• [Recorded information]:
________________________________________
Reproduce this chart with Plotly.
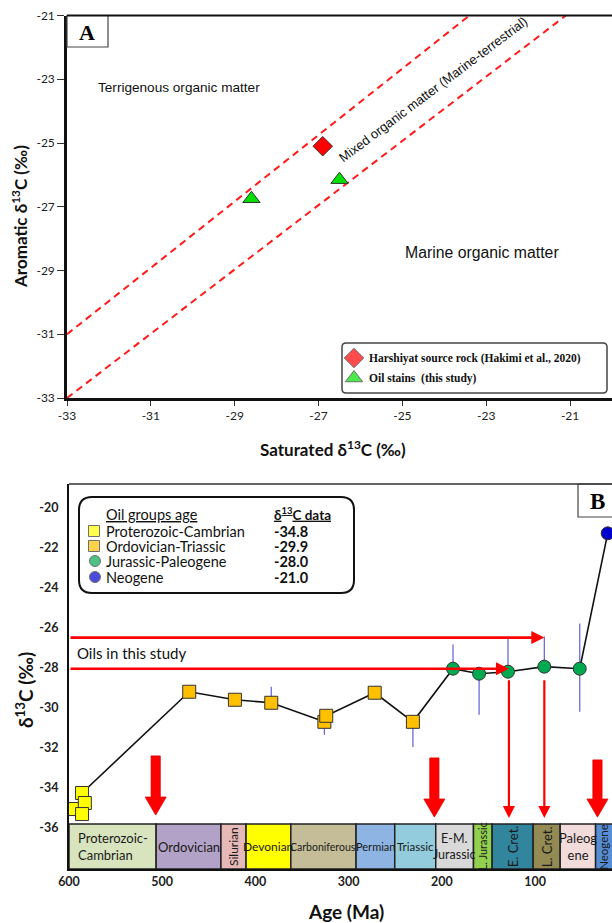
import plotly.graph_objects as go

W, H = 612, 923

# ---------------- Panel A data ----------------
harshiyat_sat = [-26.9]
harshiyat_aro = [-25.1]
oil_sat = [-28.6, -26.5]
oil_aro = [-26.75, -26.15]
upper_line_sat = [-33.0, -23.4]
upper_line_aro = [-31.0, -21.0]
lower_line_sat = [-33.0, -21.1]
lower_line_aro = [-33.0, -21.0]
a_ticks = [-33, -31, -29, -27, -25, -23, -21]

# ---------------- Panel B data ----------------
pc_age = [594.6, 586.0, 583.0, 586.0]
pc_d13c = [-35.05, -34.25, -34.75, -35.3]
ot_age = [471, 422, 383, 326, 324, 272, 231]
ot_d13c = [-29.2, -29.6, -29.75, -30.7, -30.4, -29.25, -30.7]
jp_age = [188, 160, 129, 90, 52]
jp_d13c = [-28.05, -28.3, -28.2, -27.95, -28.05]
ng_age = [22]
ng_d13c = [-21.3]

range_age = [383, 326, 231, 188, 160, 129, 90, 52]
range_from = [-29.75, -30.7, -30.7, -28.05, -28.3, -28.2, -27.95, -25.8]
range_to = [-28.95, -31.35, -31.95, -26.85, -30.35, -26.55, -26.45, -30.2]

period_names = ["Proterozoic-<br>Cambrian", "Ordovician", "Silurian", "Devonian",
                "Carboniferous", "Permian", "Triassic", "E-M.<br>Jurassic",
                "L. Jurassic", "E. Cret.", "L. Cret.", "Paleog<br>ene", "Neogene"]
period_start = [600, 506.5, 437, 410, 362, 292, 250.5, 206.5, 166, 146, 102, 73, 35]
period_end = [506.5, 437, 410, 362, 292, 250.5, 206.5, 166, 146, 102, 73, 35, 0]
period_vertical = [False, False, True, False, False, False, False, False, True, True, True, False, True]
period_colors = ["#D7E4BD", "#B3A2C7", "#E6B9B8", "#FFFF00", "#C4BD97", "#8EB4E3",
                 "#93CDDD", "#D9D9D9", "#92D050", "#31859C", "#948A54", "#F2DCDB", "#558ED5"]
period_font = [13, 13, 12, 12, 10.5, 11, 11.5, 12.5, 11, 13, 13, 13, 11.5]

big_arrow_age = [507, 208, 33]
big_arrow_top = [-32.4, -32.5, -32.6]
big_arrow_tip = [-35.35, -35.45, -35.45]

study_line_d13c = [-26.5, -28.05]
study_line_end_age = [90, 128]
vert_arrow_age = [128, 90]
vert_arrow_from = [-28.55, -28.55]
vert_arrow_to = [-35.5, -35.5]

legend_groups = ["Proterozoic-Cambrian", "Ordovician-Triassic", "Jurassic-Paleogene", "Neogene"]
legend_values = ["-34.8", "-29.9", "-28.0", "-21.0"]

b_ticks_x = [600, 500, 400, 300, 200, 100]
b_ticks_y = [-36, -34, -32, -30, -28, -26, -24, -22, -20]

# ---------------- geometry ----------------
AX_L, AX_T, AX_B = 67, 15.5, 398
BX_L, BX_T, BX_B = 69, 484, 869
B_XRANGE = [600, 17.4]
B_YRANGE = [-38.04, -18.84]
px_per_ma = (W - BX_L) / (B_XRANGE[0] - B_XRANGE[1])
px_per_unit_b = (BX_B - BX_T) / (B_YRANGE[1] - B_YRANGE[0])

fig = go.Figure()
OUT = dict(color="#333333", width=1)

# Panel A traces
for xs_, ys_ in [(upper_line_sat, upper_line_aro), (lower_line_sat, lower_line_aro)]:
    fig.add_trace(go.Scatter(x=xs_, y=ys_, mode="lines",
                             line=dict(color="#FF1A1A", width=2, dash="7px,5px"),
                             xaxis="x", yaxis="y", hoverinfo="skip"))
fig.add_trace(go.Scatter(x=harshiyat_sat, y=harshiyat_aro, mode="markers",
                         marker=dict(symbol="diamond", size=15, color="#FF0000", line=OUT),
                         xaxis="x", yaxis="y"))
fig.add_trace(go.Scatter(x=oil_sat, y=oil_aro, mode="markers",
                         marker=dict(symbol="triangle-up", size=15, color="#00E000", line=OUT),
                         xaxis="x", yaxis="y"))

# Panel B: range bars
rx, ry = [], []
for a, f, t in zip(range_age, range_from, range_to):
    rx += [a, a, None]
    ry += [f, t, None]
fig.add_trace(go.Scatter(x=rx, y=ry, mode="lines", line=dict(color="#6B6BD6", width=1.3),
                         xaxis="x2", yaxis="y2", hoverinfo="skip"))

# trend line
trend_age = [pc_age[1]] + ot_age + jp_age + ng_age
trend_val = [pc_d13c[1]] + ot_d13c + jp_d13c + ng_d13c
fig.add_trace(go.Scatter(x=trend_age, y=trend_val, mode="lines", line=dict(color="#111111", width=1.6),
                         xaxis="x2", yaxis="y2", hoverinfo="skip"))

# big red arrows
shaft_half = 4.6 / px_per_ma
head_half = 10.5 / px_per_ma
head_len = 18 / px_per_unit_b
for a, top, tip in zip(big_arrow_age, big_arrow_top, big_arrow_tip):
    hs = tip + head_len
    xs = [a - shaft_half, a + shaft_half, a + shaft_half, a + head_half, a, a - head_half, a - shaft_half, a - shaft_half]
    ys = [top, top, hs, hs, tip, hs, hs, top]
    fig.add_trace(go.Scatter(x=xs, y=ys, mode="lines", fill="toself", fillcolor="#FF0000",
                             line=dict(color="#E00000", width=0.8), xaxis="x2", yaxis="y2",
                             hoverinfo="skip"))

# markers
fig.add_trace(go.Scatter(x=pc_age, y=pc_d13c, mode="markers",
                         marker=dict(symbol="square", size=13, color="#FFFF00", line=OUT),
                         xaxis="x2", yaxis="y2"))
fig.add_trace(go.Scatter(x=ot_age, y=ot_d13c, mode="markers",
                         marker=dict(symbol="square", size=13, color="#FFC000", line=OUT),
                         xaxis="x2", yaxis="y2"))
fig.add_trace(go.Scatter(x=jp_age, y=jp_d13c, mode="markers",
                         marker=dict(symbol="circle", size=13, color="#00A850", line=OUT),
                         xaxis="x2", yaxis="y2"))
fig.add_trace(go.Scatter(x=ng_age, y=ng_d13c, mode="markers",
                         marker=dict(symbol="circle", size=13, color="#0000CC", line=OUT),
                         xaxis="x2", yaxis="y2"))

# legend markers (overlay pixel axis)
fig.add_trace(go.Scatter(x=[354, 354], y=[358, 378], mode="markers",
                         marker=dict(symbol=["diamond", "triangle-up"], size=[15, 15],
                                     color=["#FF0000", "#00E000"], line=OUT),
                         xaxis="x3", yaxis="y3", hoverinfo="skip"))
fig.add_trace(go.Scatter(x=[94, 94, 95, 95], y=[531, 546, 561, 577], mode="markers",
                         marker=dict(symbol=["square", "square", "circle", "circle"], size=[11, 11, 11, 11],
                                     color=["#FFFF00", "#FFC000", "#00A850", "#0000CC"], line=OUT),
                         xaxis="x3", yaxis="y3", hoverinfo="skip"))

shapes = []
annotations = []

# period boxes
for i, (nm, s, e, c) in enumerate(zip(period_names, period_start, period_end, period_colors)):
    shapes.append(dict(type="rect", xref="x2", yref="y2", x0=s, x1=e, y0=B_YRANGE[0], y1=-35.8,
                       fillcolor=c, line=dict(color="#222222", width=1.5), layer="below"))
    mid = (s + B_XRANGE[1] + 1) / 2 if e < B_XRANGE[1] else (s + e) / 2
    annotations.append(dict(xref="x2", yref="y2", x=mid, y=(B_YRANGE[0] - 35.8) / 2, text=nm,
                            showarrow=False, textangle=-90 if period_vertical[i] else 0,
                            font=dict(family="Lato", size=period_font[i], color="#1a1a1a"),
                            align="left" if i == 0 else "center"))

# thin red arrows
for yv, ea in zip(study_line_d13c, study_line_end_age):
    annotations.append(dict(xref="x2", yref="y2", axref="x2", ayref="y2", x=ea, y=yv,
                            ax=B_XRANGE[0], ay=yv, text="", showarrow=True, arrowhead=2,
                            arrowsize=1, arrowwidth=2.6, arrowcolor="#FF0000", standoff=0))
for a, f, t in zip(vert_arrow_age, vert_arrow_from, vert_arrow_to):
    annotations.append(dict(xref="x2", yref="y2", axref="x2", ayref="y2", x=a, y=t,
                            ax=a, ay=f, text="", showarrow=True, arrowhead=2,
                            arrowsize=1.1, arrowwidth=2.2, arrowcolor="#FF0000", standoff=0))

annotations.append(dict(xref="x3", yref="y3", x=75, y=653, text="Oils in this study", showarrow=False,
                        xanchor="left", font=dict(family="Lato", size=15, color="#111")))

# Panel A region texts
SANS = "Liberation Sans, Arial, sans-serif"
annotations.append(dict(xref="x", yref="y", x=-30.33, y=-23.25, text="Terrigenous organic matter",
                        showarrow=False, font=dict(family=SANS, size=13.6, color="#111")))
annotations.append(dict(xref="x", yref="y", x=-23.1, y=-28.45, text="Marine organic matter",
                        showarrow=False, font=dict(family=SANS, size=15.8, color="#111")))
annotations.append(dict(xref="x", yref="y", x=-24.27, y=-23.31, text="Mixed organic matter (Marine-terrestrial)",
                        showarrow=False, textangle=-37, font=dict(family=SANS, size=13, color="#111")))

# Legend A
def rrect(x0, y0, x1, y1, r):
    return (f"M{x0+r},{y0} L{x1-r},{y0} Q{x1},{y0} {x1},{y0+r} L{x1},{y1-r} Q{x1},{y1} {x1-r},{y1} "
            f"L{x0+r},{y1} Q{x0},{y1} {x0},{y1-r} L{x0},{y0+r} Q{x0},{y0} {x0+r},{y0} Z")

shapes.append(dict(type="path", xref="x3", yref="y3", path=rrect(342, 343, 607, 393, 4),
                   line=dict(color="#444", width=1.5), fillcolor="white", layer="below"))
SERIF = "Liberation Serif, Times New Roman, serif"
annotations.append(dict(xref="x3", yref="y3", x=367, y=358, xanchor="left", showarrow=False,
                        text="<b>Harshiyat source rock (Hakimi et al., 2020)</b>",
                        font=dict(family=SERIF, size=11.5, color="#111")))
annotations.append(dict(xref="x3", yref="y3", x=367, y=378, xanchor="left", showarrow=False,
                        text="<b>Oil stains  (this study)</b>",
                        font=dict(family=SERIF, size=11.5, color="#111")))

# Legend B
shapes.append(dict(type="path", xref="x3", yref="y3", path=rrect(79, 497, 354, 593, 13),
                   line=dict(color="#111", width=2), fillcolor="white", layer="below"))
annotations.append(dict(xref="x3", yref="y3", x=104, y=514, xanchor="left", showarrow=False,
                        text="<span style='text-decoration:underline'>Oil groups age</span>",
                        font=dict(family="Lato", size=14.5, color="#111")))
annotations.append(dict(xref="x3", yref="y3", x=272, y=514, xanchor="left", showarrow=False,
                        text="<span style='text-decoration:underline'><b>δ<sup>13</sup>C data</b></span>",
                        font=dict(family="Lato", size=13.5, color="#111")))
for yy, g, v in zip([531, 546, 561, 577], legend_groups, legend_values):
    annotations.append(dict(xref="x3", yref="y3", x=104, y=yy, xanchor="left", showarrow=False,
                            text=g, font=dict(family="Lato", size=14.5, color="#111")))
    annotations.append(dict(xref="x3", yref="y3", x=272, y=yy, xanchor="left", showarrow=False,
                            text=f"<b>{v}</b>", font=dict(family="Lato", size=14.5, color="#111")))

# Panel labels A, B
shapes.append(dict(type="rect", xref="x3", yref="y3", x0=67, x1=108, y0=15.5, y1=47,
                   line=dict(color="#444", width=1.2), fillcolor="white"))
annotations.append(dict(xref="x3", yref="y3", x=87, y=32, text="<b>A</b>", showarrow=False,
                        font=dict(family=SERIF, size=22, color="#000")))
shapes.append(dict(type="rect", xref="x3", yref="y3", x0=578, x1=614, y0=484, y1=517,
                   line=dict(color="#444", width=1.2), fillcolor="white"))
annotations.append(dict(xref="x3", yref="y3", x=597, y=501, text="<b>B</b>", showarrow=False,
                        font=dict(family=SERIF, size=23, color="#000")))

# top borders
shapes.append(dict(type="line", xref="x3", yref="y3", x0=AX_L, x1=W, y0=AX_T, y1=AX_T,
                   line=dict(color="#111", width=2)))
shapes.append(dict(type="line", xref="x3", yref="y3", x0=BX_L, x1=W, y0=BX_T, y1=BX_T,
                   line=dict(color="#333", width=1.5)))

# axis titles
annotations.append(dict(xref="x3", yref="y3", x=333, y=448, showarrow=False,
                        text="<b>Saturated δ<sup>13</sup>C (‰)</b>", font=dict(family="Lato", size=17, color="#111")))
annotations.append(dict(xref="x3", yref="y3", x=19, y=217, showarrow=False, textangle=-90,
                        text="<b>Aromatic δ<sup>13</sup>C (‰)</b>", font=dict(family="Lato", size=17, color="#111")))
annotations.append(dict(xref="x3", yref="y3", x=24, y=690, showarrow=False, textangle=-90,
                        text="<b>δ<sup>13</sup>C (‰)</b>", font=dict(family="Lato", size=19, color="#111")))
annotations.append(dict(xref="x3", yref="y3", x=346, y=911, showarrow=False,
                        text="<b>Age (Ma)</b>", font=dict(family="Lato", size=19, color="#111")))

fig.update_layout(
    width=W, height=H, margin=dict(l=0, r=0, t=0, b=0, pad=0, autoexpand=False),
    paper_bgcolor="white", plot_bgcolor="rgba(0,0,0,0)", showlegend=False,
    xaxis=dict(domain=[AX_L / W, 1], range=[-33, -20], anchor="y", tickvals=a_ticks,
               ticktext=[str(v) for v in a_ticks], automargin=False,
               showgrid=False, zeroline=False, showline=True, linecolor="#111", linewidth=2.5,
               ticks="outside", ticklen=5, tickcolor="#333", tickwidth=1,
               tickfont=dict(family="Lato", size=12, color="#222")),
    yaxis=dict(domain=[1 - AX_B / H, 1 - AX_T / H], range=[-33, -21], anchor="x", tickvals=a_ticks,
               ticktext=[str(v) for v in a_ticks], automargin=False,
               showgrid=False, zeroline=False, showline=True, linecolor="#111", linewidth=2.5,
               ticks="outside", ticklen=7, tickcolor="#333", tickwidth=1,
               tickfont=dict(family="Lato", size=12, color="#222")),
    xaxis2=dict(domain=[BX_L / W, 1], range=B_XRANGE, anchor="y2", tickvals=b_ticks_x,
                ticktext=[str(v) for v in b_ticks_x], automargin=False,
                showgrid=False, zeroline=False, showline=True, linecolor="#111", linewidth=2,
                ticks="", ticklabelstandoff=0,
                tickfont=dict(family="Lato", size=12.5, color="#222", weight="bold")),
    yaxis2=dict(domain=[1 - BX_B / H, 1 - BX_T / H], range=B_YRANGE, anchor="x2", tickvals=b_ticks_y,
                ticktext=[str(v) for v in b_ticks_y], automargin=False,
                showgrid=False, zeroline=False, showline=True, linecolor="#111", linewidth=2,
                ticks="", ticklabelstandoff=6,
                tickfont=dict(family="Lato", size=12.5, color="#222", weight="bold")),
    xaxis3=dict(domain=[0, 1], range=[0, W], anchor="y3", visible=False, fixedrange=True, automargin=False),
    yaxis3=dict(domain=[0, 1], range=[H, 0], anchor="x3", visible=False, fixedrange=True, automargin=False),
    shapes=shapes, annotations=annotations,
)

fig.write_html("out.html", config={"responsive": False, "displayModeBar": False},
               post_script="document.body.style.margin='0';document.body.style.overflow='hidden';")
________________________________________
• [Exercise goal]: Pictures are excluded; extract exactly the lines from the start of the data through the line that holds "ng_d13c = [-21.3]", both ends included.

• [Written response]:
Reproduce this chart with Plotly.
import plotly.graph_objects as go

W, H = 612, 923

# ---------------- Panel A data ----------------
harshiyat_sat = [-26.9]
harshiyat_aro = [-25.1]
oil_sat = [-28.6, -26.5]
oil_aro = [-26.75, -26.15]
upper_line_sat = [-33.0, -23.4]
upper_line_aro = [-31.0, -21.0]
lower_line_sat = [-33.0, -21.1]
lower_line_aro = [-33.0, -21.0]
a_ticks = [-33, -31, -29, -27, -25, -23, -21]

# ---------------- Panel B data ----------------
pc_age = [594.6, 586.0, 583.0, 586.0]
pc_d13c = [-35.05, -34.25, -34.75, -35.3]
ot_age = [471, 422, 383, 326, 324, 272, 231]
ot_d13c = [-29.2, -29.6, -29.75, -30.7, -30.4, -29.25, -30.7]
jp_age = [188, 160, 129, 90, 52]
jp_d13c = [-28.05, -28.3, -28.2, -27.95, -28.05]
ng_age = [22]
ng_d13c = [-21.3]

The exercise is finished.